"In recent years, Home Depot had pulled ahead of Lowe's in a major way, and while it's always been the superior operator, I think it's worth asking why," the "Mad Money" host said on Thursday. "After all, both stocks have been slammed here."
Cramer pointed out that Home Depot's stock is down 7.5 percent for the year and Lowe's stock is down 7.8 percent, but "unlike so many other names, they haven't bounced nearly at all."
"At these levels, it pays to wonder which one is a better buy," he said.
Cramer admitted that over the years, he has preferred Home Depot over Lowe's because of its generally better earnings results, same-store sales and growth.
He also likes Home Depot because of the investments it has made in technology; in 2010, the company gave its salespeople smartphones designed to handle in-store communications, manage inventory, search for products and process customer checkouts.
In 2015, Salesforce.com CEO Marc Benioff talked about how his customer relationship management company was working with Home Depot on its customer service model, eventually rolling out a Home Depot app designed to help customers schedule appointments and get quotes for products.

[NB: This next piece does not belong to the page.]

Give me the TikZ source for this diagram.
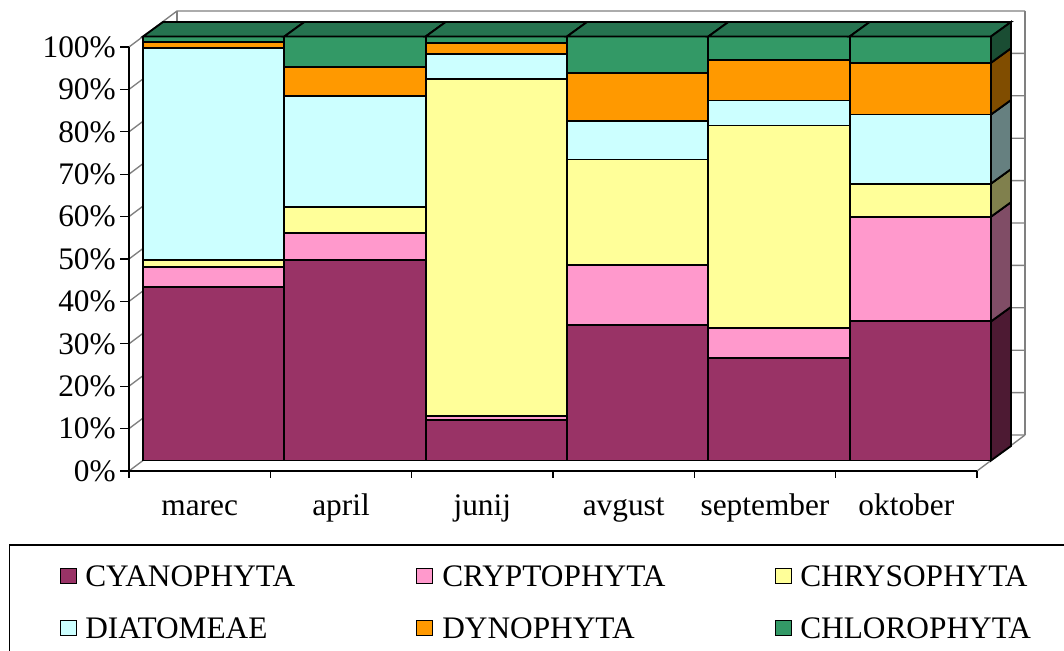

"They were doing buy online, pick up in the store before BOPUS was ever even an acronym," Cramer said. "The whole setup is optimized for the customers, especially the big-ticket professional contractors. And that, by the way, is where the real money is."
The "Mad Money" host acknowledged that Lowe's has also been investing in technology, but at a slower rate. Lowe's started moving its software to the cloud in September, long after Home Depot made the push.
And while Lowe's has its own apps, some of which have been critically acclaimed, Cramer argued that they are still behind on technology that improves the customer experience.
"Do not get me wrong: Lowe's obviously recognizes that it has a lot of catching up to do on the tech front and they've gotten aggressive about it," he said. "But it still seems to me that Home Depot has more of a focus on its bigger ticket customers, and ... winning them over is everything."
But the rivalry doesn't all fall to technological capabilities, Cramer said, positing another, simpler theory: that Lowe's fell behind while integrating RONA, the Canadian retailer it acquired in 2016.
When it comes to investing, Cramer noted that Lowe's was a lot cheaper, trading at 14 times next year's earnings estimates compared to Home Depot's 17 times price-to-earnings multiple.
But he argued that Lowe's discount was deserved because investing in the company is slightly riskier than buying shares of Home Depot.
"Bottom line? With Lowe's and Home Depot down big from their highs, I think the latter is a better buy than the former, perhaps because of its technology or because Lowe's may have been distracted by its relatively recent acquisition of RONA," Cramer said. "Either way, Home Depot has the better numbers, and while I think both stocks will work here after this clobbering, HD is the one I like most. When the market settles down, this domestic retailer with no trade exposure will be the one to buy."